陶洋说,这些新进展包括明确了屈家岭遗址自油子岭文化延续至石家河文化时期以水稻种植为主、兼以粟作为辅的农业经济模式。虽然屈家岭先民还保持着采集栎属、枣属、柿属、芡实和菱属等野生植物的习惯,但成熟的稻作农业已然成为支撑人群生活的主要物质基础。他们对浮选获取的大量炭化植物种子和炭屑进行系统测年,获取多组测年数据,结合考古地层学和类型学证据,为屈家岭遗址油子岭文化至石家河文化的演变建立了明确的年代标尺。

稻作农业在屈家岭遗址各史前阶段植物资源的开发利用中始终占据主导地位,粟和黍所占权重极小。屈家岭遗址的水稻遗存主要属于粳稻类型,且驯化程度在油子岭文化早期就已达到现代栽培稻水平。他们通过对特定位置地层中植硅体丰度的测试,探索到史前稻田的分布区域。油子岭文化至东周,屈家岭遗址先民的农作物植食种类始终包含稻和粟,至战国时期,小麦进入人们的饮食体系。屈家岭先民对莲藕类水生块茎植物的食用较为频繁。

对屈家岭遗址出土陶杯和壶形器进行淀粉粒残留物分析,推测此类器物的使用和先民的饮酒行为具有直接联系。集中出土的油子岭至石家河文化铜矿石应为特意收集。检测发现含铜量在94%以上,其表面和内部存在黑色氧化铜,是冶炼焙烧所致,为探索史前矿冶资源的开发利用提供了重要线索。发现国内已知最早的高温黑釉陶,将我国高温黑釉技术提早了将近一千年。

湖北荆门屈家岭遗址。湖北省文物考古研究院供图

反映了长江中游不同于其他地区的文明路径

陶洋说,这一系列研究发现,获取了探索长江中游史前文明化肇始的物证。距今5300年前后,崛起于汉东地区的油子岭文化开启了强势的文化扩张,北上随枣,南下洞庭,西进峡江,一路高歌猛进、摧枯拉朽,首次将江汉平原和洞庭湖平原纳入统一的文化共同体。屈家岭遗址作为迄今发现规模最大的油子岭文化聚落,考古工作揭示的最早水利系统、最早的快轮制陶工艺和磨光黑陶生产技术、聚“族”而葬的墓地形态,为我们生动展示了油子岭文化的发展高度和社会结构,也进一步阐释了油子岭文化强势扩张的动力。

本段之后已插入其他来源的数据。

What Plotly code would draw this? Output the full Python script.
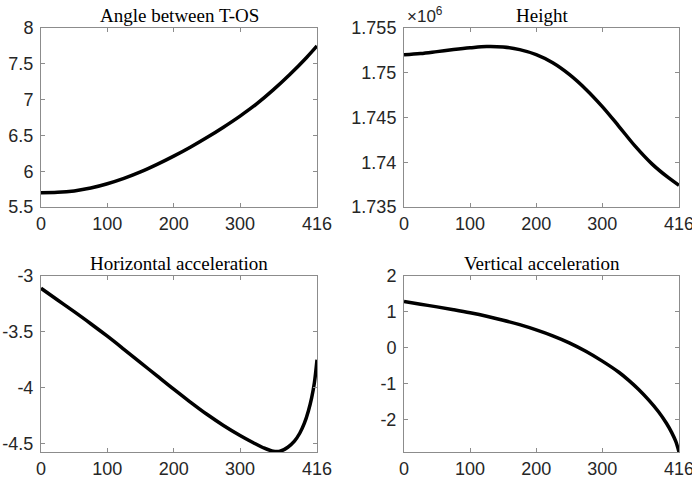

距今5100年左右,屈家岭遗址所在的汉东地区率先从油子岭文化嬗变为屈家岭文化。在屈家岭遗址,油子岭文化规划、营建的水利系统被屈家岭文化所继承,并经过改造升级,发挥了更大的作用,促使聚落规模从105万平方米扩展至284万平方米。这一时期,庞大的聚落规模、缜密的水利系统、规整的环壕设施、高超的建筑工艺,反映出屈家岭遗址作为“壕堰式”聚落的典型特征,代表了长江中游地区与大型城址同级的新型中心聚落形态。

屈家岭遗址发现最早的水利系统,标志着史前先民的治水理念从最初被动地防水御水转变为主动地控水用水,部分实现了从适应自然到改造自然的跨越。屈家岭遗址治水模式的探索,为史前单体聚落的水资源管理和利用提供了细节支撑。屈家岭遗址的考古工作,展示了长江中游地区大型中心聚落的规划理念、布局演变和社会结构传统,反映了长江中游不同于其他地区的文明路径,为考察史前水利社会的形成和发展、长江中游文明的起源和演进提供了关键样本。